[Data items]

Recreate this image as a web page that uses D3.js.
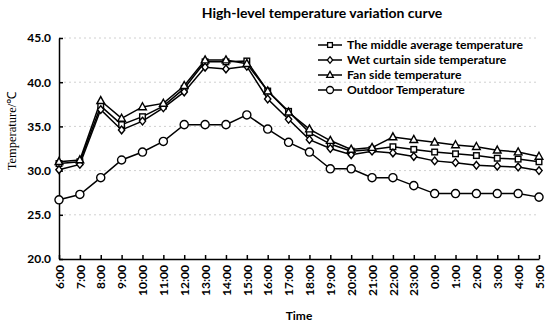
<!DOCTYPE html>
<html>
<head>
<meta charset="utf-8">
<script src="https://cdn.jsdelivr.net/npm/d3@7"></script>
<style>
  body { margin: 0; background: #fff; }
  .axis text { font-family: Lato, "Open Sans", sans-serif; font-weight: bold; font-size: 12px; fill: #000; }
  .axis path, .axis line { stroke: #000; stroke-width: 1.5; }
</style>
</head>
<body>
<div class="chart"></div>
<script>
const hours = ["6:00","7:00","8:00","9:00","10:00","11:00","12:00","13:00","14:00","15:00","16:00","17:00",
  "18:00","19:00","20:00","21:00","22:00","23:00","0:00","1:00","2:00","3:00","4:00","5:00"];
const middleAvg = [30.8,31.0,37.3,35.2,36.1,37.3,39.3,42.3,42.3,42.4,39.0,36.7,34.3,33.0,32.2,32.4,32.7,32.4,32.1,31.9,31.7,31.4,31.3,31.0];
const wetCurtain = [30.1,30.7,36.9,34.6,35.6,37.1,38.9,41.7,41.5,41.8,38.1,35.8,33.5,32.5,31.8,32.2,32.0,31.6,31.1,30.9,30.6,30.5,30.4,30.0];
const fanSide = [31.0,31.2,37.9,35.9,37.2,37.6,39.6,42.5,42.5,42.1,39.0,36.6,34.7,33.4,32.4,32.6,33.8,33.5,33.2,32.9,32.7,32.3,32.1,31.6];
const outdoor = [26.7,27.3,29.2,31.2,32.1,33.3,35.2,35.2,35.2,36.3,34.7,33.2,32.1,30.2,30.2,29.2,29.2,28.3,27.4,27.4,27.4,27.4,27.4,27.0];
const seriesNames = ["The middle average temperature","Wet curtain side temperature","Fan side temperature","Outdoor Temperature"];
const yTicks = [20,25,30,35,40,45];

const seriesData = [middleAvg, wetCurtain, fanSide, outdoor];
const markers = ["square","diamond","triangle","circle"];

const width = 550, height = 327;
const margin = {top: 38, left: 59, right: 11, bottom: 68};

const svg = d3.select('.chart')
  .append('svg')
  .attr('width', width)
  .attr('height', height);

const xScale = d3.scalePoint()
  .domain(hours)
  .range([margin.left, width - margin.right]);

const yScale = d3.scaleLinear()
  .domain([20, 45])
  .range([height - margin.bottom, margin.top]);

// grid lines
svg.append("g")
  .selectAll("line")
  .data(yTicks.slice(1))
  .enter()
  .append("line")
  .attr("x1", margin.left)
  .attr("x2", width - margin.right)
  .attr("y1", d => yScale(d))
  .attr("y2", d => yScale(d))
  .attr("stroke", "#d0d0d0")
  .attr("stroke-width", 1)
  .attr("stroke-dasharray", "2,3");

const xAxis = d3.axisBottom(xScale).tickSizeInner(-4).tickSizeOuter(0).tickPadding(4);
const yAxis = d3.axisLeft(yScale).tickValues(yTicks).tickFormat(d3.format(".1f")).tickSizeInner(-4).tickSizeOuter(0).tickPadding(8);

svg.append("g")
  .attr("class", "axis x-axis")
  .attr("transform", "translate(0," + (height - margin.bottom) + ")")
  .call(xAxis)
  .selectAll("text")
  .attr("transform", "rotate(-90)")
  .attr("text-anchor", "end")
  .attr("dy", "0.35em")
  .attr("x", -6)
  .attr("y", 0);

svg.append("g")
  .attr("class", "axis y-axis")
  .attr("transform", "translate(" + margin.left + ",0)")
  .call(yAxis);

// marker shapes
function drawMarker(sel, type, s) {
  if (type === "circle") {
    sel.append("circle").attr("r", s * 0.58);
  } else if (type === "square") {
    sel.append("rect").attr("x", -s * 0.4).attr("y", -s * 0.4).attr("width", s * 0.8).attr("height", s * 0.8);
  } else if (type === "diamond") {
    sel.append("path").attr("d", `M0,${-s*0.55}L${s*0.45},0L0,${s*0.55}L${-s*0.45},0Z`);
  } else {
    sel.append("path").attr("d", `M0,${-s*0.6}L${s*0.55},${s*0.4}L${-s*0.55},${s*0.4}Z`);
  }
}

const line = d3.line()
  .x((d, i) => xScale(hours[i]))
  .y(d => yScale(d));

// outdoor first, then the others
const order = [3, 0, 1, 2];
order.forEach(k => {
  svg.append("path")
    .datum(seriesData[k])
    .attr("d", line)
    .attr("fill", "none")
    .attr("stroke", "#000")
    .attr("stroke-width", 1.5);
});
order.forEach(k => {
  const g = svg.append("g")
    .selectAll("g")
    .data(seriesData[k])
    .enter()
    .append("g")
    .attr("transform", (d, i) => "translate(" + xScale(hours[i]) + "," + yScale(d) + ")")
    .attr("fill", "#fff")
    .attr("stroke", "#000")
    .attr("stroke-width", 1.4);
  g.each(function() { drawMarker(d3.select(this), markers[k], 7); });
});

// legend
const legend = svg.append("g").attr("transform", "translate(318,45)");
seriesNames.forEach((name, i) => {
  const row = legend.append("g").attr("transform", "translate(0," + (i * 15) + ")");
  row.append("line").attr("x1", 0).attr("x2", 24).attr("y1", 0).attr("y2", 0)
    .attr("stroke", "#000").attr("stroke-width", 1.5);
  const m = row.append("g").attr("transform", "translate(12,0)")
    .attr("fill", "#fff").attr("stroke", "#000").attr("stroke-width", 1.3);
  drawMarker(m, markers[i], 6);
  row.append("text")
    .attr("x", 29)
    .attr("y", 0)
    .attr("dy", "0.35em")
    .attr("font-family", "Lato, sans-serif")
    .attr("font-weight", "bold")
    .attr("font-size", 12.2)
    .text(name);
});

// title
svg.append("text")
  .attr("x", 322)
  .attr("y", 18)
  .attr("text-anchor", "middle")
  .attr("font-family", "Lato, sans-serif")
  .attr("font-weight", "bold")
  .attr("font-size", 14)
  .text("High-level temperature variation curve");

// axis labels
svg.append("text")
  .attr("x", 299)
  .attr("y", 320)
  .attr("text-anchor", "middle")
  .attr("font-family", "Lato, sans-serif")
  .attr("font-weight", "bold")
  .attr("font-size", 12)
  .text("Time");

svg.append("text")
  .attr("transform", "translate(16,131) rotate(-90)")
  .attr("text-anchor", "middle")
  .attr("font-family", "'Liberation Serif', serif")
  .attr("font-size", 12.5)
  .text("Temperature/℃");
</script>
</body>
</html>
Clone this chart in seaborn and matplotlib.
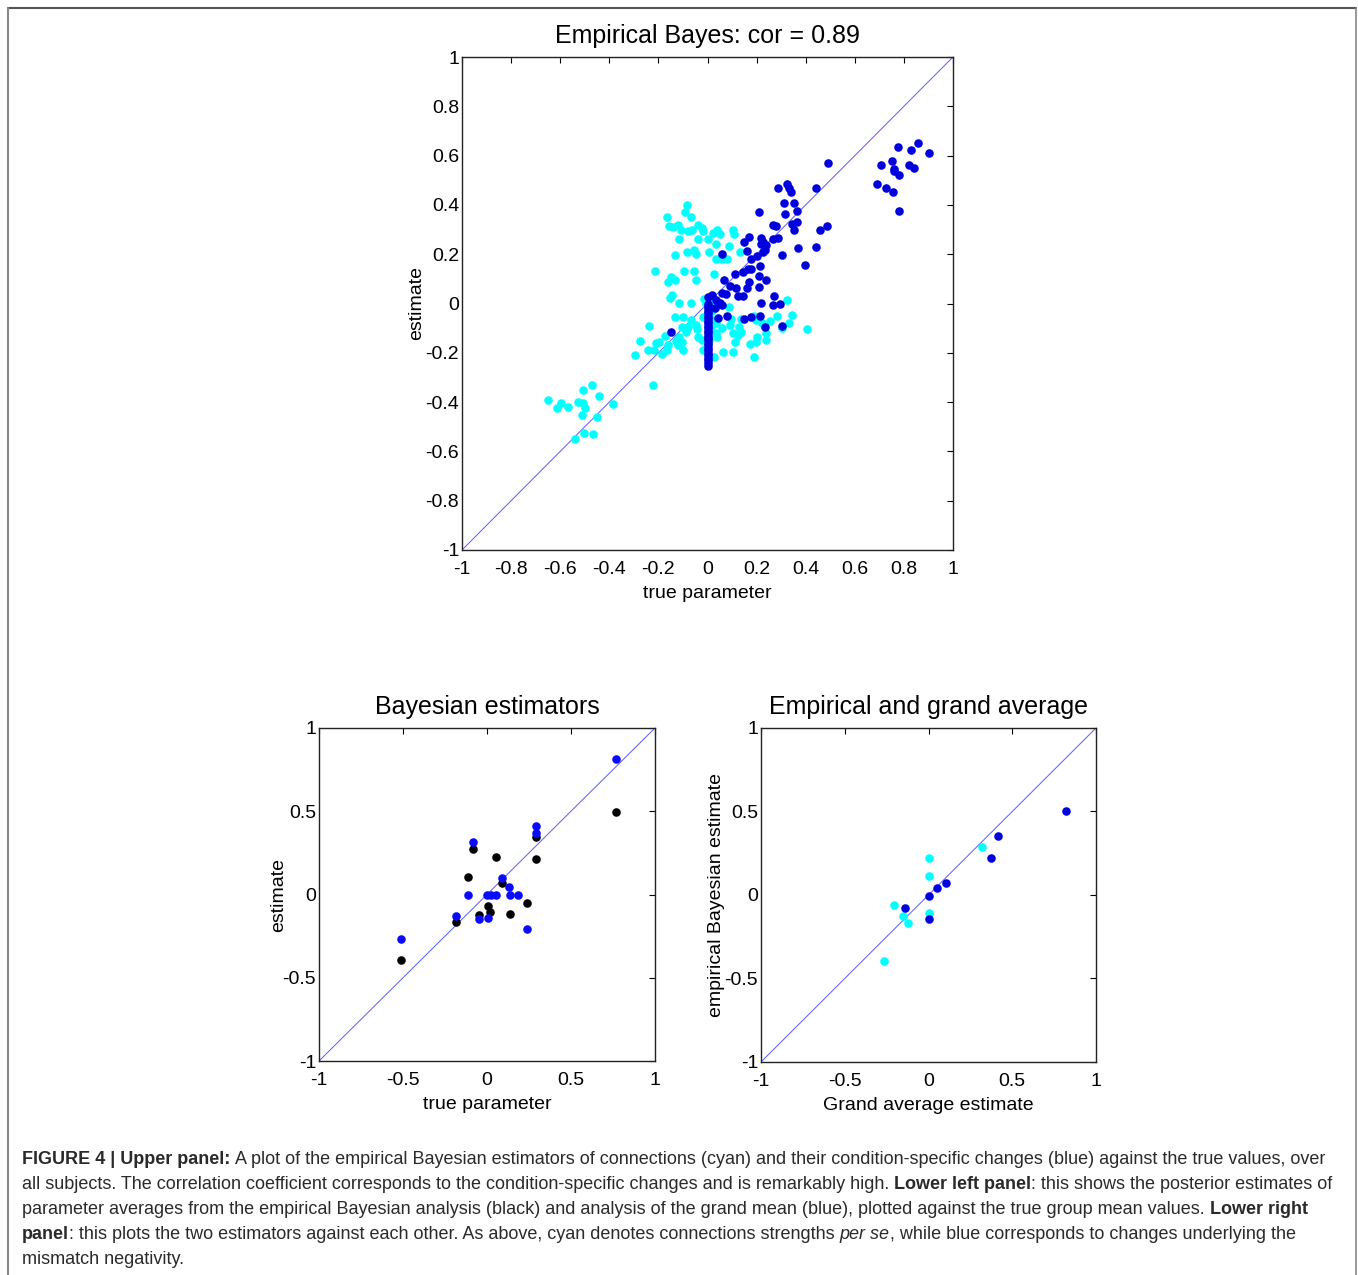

• WHAT YOU HAVE TO DO
Search the records for the string "chart" and return every line in which it occurs.

• WRITTEN SOLUTION
<div class="chart"></div>
const svg = d3.select('.chart')
Clone this chart in seaborn and matplotlib.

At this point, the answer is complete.